Urweltformen schwebend II (Urform Rot auf Grün)
Floating Forms of the Primordial World II (Primordial Form Red on Green)
Willi Baumeister
1950
Oil on masonite
54 x 65 cm
Acquisition year 2000-2005
Inv. 0074
Catalogue N. A66
Provenance
“the natural/subconscious sphere unfolds automatically, like writing. It contains an essential matter, spontaneity.”

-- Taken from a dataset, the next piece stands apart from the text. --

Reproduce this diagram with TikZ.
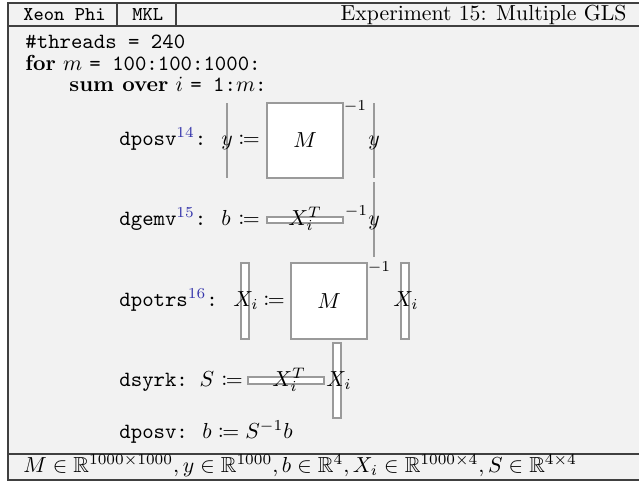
\documentclass[tikz,border=0pt]{standalone}
\usepackage{amsmath,amssymb,mathtools}
\usepackage{tikz}

\definecolor{panelbg}{HTML}{F2F2F2}
\definecolor{panelrule}{HTML}{404040}
\definecolor{boxrule}{HTML}{9A9A9A}
\definecolor{citeblue}{HTML}{3333AA}
\newcommand{\citemark}[1]{$^{\textcolor{citeblue}{#1}}$}

\begin{document}
\begin{tikzpicture}[x=0.46pt,y=-0.46pt,
  code/.style={anchor=base west,inner sep=0pt},
  sym/.style={anchor=base,inner sep=0pt},
  inv/.style={inner sep=0pt,font=\scriptsize},
  mat/.style={draw=boxrule,fill=white,line width=0.5pt},
  vecline/.style={draw=boxrule,line width=0.5pt}]
\useasboundingbox (0,0) rectangle (639,481);
% panel
\fill[panelbg] (8,3) rectangle (660,480);
\draw[panelrule,line width=0.9pt] (8,3) rectangle (660,480);
\draw[panelrule,line width=0.9pt] (8,26) -- (660,26);
\draw[panelrule,line width=0.9pt] (8,454) -- (660,454);
\draw[panelrule,line width=0.5pt] (117,3) -- (117,26);
\draw[panelrule,line width=0.5pt] (176,3) -- (176,26);
\node[anchor=west,inner sep=0pt] (machine) at (23,14.5) {\small\texttt{Xeon Phi}};
\node[anchor=west,inner sep=0pt] (library) at (132,14.5) {\small\texttt{MKL}};
\node[anchor=east,inner sep=0pt] (title) at (627,14.5) {Experiment 15: Multiple GLS};
% loop header
\node[code] (threads) at (25,48) {\texttt{\#threads = 240}};
\node[code] (forloop) at (25,70) {\textbf{for} $m$ \texttt{= 100:100:1000:}};
\node[code] (sumloop) at (69,91) {\textbf{sum over} $i$ \texttt{= 1:}$m$\texttt{:}};
% operand shapes
\foreach \xa/\ya/\xb/\yb in {267/103/343/178, 267/217/343/223, 241/263/249/339,
    291/263/367/339, 401/263/409/339, 248/377/324/384, 333/343/341/418}
  \draw[mat] (\xa,\ya) rectangle (\xb,\yb);
\draw[vecline] (227,103) -- (227,178);
\draw[vecline] (374,103) -- (374,178);
\draw[vecline] (374,182) -- (374,257);
% dposv
\node[code] (posvA) at (119,145) {\texttt{dposv}\citemark{14}\texttt{:}};
\node[sym] (yA) at (227,145) {$y$};
\node[sym] (asA) at (249,145) {$\coloneqq$};
\node (MA) at (305,140) {$M$};
\node[inv] (invA) at (355,106) {$-1$};
\node[sym] (yB) at (374,145) {$y$};
% dgemv
\node[code] (gemv) at (119,225) {\texttt{dgemv}\citemark{15}\texttt{:}};
\node[sym] (bA) at (226,225) {$b$};
\node[sym] (asB) at (249,225) {$\coloneqq$};
\node[code] (XtA) at (288,225) {$X_i^T$};
\node[inv] (invB) at (356,211) {$-1$};
\node[sym] (yC) at (374,225) {$y$};
% dpotrs
\node[code] (potrs) at (119,306) {\texttt{dpotrs}\citemark{16}\texttt{:}};
\node[code] (XA) at (233,306) {$X_i$};
\node[sym] (asC) at (274,306) {$\coloneqq$};
\node (MB) at (329,301) {$M$};
\node[inv] (invC) at (379,267) {$-1$};
\node[code] (XB) at (393,306) {$X_i$};
% dsyrk
\node[code] (syrk) at (119,386) {\texttt{dsyrk:}};
\node[sym] (SA) at (207,386) {$S$};
\node[sym] (asD) at (232,386) {$\coloneqq$};
\node[code] (XtB) at (272,386) {$X_i^T$};
\node[code] (XC) at (326,386) {$X_i$};
% dposv
\node[code] (posvB) at (119,438) {\texttt{dposv:}};
\node[code] (solve) at (202,438) {$b \coloneqq S^{-1}b$};
% sizes
\node[anchor=west,inner sep=0pt] (sizes) at (23,466)
  {$M \in \mathbb{R}^{1000\times1000}, y \in \mathbb{R}^{1000}, b \in \mathbb{R}^4, X_i \in \mathbb{R}^{1000\times4}, S \in \mathbb{R}^{4\times4}$};
\end{tikzpicture}
\end{document}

This painting in the Cerruti Collection dates back to the final period of the career of German painter Willi Baumeister. Like many painters active during the period between the two wars, he modernised his formal repertoire to bring it into line with the abstract and Informel experiences of the post-war era. Indeed, during the 1920s and 1930s, the artist had been involved in Le Corbusier’s Ésprit Nouveau experience, pursuing abstract painting with pure geometric shapes set within a mechanical mixture of geometric motifs and stylised human figures, in an attempt to achieve a formal purity of flat hues with clear, simple outlines. However, he also included Surrealist-type features, resulting from his fluid draughtsmanship that evaded a rational and orthogonal composition. These forms of organic allusion, perhaps mindful of the experiments of Jean Arp and Yves Tanguy, were then combined with ridges and other textured motifs that animated the backgrounds of his paintings. His work in this style was presented at Il Milione gallery in Milan in April 1935, as part of a series of exhibitions on rationalist abstraction that also included shows by Osvaldo Licini and Lucio Fontana. Baumeister was part of the programme of exhibitions on international artists planned by Gino and Peppino Ghiringhelli, which included Max Ernst and Fernand Léger in 1932, and Kurt Seligman and Wassily Kandinsky in 1934.1
During the 1950s, all this was translated into a world of shapes with irregular outlines created by a more empirical approach to composition. The very title of the painting refers to the idea of a world of invented floating forms, specifying the leading role of the shape in the form of a red sickle placed in the middle against a green background. Baumeister was deliberately working on the deviation between memory of nature and abstract form, writing a detailed text on the matter in autumn 1952 in the first issue of Wissen und Leben magazine. Here, in particular, he states that “the natural/subconscious sphere unfolds automatically, like writing. It contains an essential matter, spontaneity.”2 The artist therefore allowed for the spontaneous development of the painting, constructing the composition through references and balances of forms that fill the same space on the surface, sometimes clashing and sometimes intersecting, crossed through by thin black filaments that, as in the contemporary work of Joan Miró, act like a link in the form of transparent structures overlapping the organic shapes. The artist also warned against an excessively rigid interpretation of the word “abstraction”, believing that no painting could be considered properly “abstract”, that is to say lacking in any mnemonic reference to forms from our experience of the natural world. In that sense, he translated forms originally born out of a kind of action-based automation into shapes morphologically deriving from organic memory, like an invented vision of a microcellular world that refers to a basic grammar of painting and depiction.
Luca Pietro Nicoletti
1 See E. Pontiggia, “Baumeister e il Milione”, in Rovereto 2012, pp. 111-119.
2 W. Baumeister, “La natura nell’arte astratta” [1952], republished in Rovereto 2012, pp. 105-106.